「複雑さに備える」より考察するロシア・ウクライナ戦争
2024/12/12
◆2024年3月7日 スウェーデンはNATOに加盟した。
前回に続き、ロシアとNATO加盟諸国との間で緊迫を深める情勢の考察です。今回は、スウェーデン政府が国民に配布した「戦争対応マニュアル」の背景について、より公平に理解するため、国際政治学者・髙橋慶多氏の論文「ウクライナ侵攻に至るロシアの対NATO戦略観の変遷について」を考察してみたいと思います。以下その内容を抜粋したものです。
2022年2月24日、ウクライナ侵攻開始に際して、プーチン大統領はロシアの正当性を強く主張した。これに対してストルテンべルグNATO事務総長は、「すべての責任はロシアにあり、NATOが提供した対話の道も閉ざした。NATOは世界最強の軍事同盟として、これからも平和のために行動する」とロシアを痛烈に批判しつつ、NATOの存在意義を改めて強調した。
ロシアのウクライナ侵攻は、我々にとっては合理性を著しく欠いた行動として映る。しかし、このような見方は西洋的価値観によるものであり、 むしろロシアはその独自のリアリズムに基づき、一貫した行動を取ってきたとの見方もできる。ロシアの非合理極まりない行動は、多極化世界における自らの極としての地位がNATOに脅かされているという世界観に基づいている。
■私の考え(1)
NATO事務総長の「すべての責任はロシアにあり、NATOが提供した対話の道も閉ざした」という主張は採用できません。このような見方は、あくまでも西洋的価値観によるものです。事物を公正に観察するにはまず、西洋的価値観から離れないといけません。
高橋氏論文要旨
問題は、こうしたロシアの世界観・思想が、我々の中で理解困難なイデオロギーとして扱われ、注目すべき対象外に置かれたまま、ウクライナ侵攻という惨事を防止できなかったことにあろう。

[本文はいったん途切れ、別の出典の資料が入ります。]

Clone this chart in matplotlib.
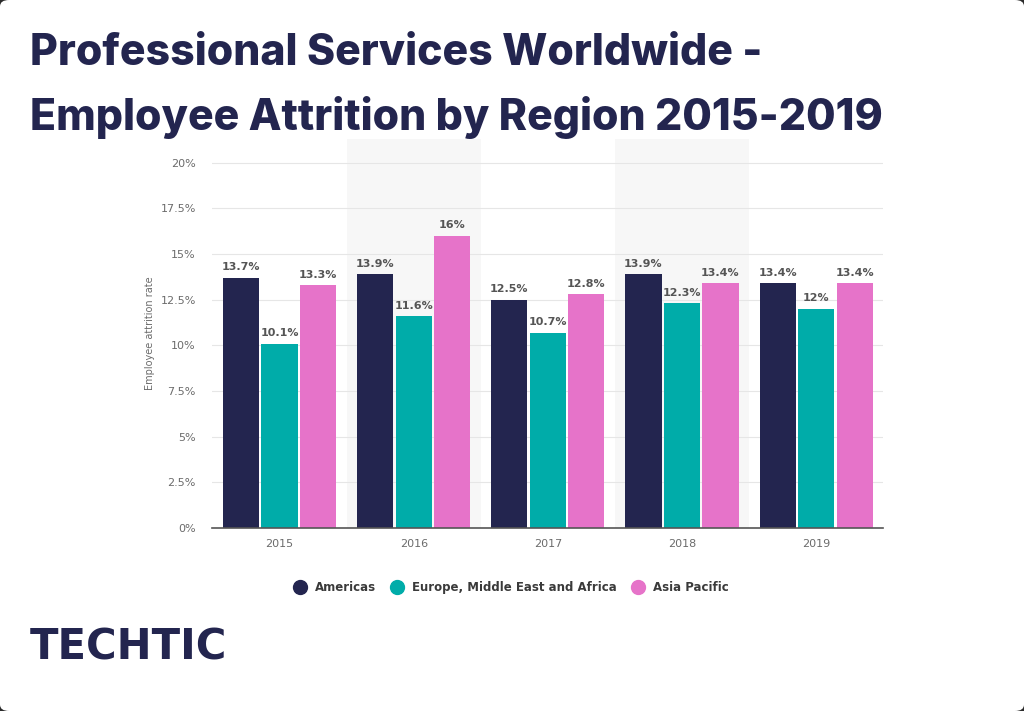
import numpy as np
import matplotlib.pyplot as plt
from matplotlib.patches import FancyBboxPatch

years = ["2015", "2016", "2017", "2018", "2019"]
americas = [13.7, 13.9, 12.5, 13.9, 13.4]
emea = [10.1, 11.6, 10.7, 12.3, 12.0]
apac = [13.3, 16.0, 12.8, 13.4, 13.4]
series_names = ["Americas", "Europe, Middle East and Africa", "Asia Pacific"]
yticks = [0, 2.5, 5, 7.5, 10, 12.5, 15, 17.5, 20]

NAVY = "#23254f"
TEAL = "#00aca9"
PINK = "#e673c9"
colors = [NAVY, TEAL, PINK]


def fmt(v):
    s = f"{v:.1f}".rstrip("0").rstrip(".")
    return s + "%"


def fit_text(fig, t, width_px):
    # shrink/grow a text so it spans width_px
    r = fig.canvas.get_renderer()
    w = t.get_window_extent(r).width
    t.set_fontsize(t.get_fontsize() * width_px / w)


def main():
    fig = plt.figure(figsize=(10.24, 7.11), dpi=100)
    fig.patch.set_facecolor("#2b2b2b")
    card = FancyBboxPatch((0, 0), 1, 1, boxstyle="round,pad=0,rounding_size=0.009",
                          transform=fig.transFigure, facecolor="white", edgecolor="none", zorder=-10)
    fig.patches.append(card)

    ax = fig.add_axes([0.2075, 0.2574, 0.655, 0.547])
    ax.set_facecolor("none")

    x = np.arange(len(years))
    offset = 0.287
    width = 0.27
    for i, (vals, col, name) in enumerate(zip([americas, emea, apac], colors, series_names)):
        bars = ax.bar(x + (i - 1) * offset, vals, width, color=col, label=name, zorder=3)
        for b, v in zip(bars, vals):
            ax.annotate(fmt(v), (b.get_x() + b.get_width() / 2, v), xytext=(0, 4),
                        textcoords="offset points", ha="center", va="bottom",
                        fontsize=8, fontweight="bold", color="#555555", zorder=4)

    # alternating column bands
    for k in range(len(years)):
        if k % 2 == 1:
            ax.axvspan(k - 0.5, k + 0.5, color="#f7f7f7", zorder=0, lw=0)

    ax.set_xlim(-0.5, len(years) - 0.5)
    ax.set_ylim(0, 21.3)
    ax.set_yticks(yticks)
    ax.set_yticklabels([fmt(t) for t in yticks])
    ax.set_xticks(x)
    ax.set_xticklabels(years)
    ax.yaxis.grid(True, color="#e6e6e6", lw=0.8, zorder=1)
    ax.tick_params(axis="both", length=0, labelsize=8, labelcolor="#6b6b6b")
    ax.tick_params(axis="y", pad=12)
    ax.tick_params(axis="x", pad=8)
    for s in ["top", "right", "left"]:
        ax.spines[s].set_visible(False)
    ax.spines["bottom"].set_color("#555555")
    ax.spines["bottom"].set_linewidth(1.2)
    ax.spines["bottom"].set_zorder(5)
    ax.set_ylabel("Employee attrition rate", fontsize=7, color="#6b6b6b", labelpad=4)

    handles = [plt.Line2D([], [], marker="o", ls="", ms=10, color=c) for c in colors]
    fig.legend(handles, series_names, loc="center", bbox_to_anchor=(0.4985, 0.174), ncol=3,
               frameon=False, handletextpad=0.57, columnspacing=1.08, handlelength=1.4,
               prop={"size": 8.5, "weight": "bold"}, labelcolor="#3a3a3a")

    t1 = fig.text(30 / 1024, 1 - 65 / 711, "Professional Services Worldwide -", fontsize=30,
                  fontweight="heavy", color=NAVY, family="Inter", va="baseline")
    t2 = fig.text(30 / 1024, 1 - 130 / 711, "Employee Attrition by Region 2015-2019", fontsize=30,
                  fontweight="heavy", color=NAVY, family="Inter", va="baseline")
    fit_text(fig, t2, 855)
    t1.set_fontsize(t2.get_fontsize())
    fig.text(30 / 1024, 1 - 659 / 711, "TECHTIC", fontsize=30, fontweight="bold", color=NAVY,
             family="DejaVu Sans", va="baseline")

    fig.savefig("out.png", dpi=100, facecolor=fig.get_facecolor())


if __name__ == "__main__":
    main()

ウクライナ侵攻に関して、ハーバード大学のウォルト教授は、NATOにロシアの立場を理解し、これに適切に対応する「戦略的共感」が欠如していたことが、ロシアを蛮行に走らせた原因の1つだと述べている。さらに東アジア研究所のキムは、NATOはロシアに対する抑止に失敗したものと指摘している。
■私の考え(2)
高橋氏の指摘、すなわち「問題は、ロシアの世界観・思想が、我々の中で理解困難なイデオロギーとして扱われ、注目すべき対象外に置かれたまま、ウクライナ侵攻という惨事を防止できなかったことにある」という分析を支持します。NATOによるロシア囲い込みは陰湿、巧妙、継続的でありすぎます。
高橋氏論文要旨
ロシアのウクライナ侵攻は国際法に違反する明白な侵略行為であり、決して正当化できるものではない。ウクライナは多大な犠牲を払いながらも、主権を守るため徹底抗戦を繰り広げている。この前提と現実を踏まえた上で、今後のロシアへの対応を分析する一助として、本稿ではウクライナ侵攻に至った過程に関して、あえてロシア側の視点に立ち、対NATO戦略観という切口からアプローチを試みた。
■私の考え(3)
ロシアのウクライナ侵攻は国際法に違反する明白な侵略行為であるのは間違いありません。ウクライナは多大な犠牲を払いながらも、主権を守るため徹底抗戦を繰り広げています。ここにロシア・ウクライナ戦争の悲劇があります。
プーチンは自分の言う事を聞くイエスマンだけに長く囲まれ、ウクライナ国民の愛国心が見えませんでした。戦争には正義はありません。相手を戦力という物理的力でねじ伏せる戦いです。
あえてロシア側の視点に立ち、対NATO戦略観という切口から解決へのアプローチを試みた、髙橋慶多氏の論文に喝采を送ります。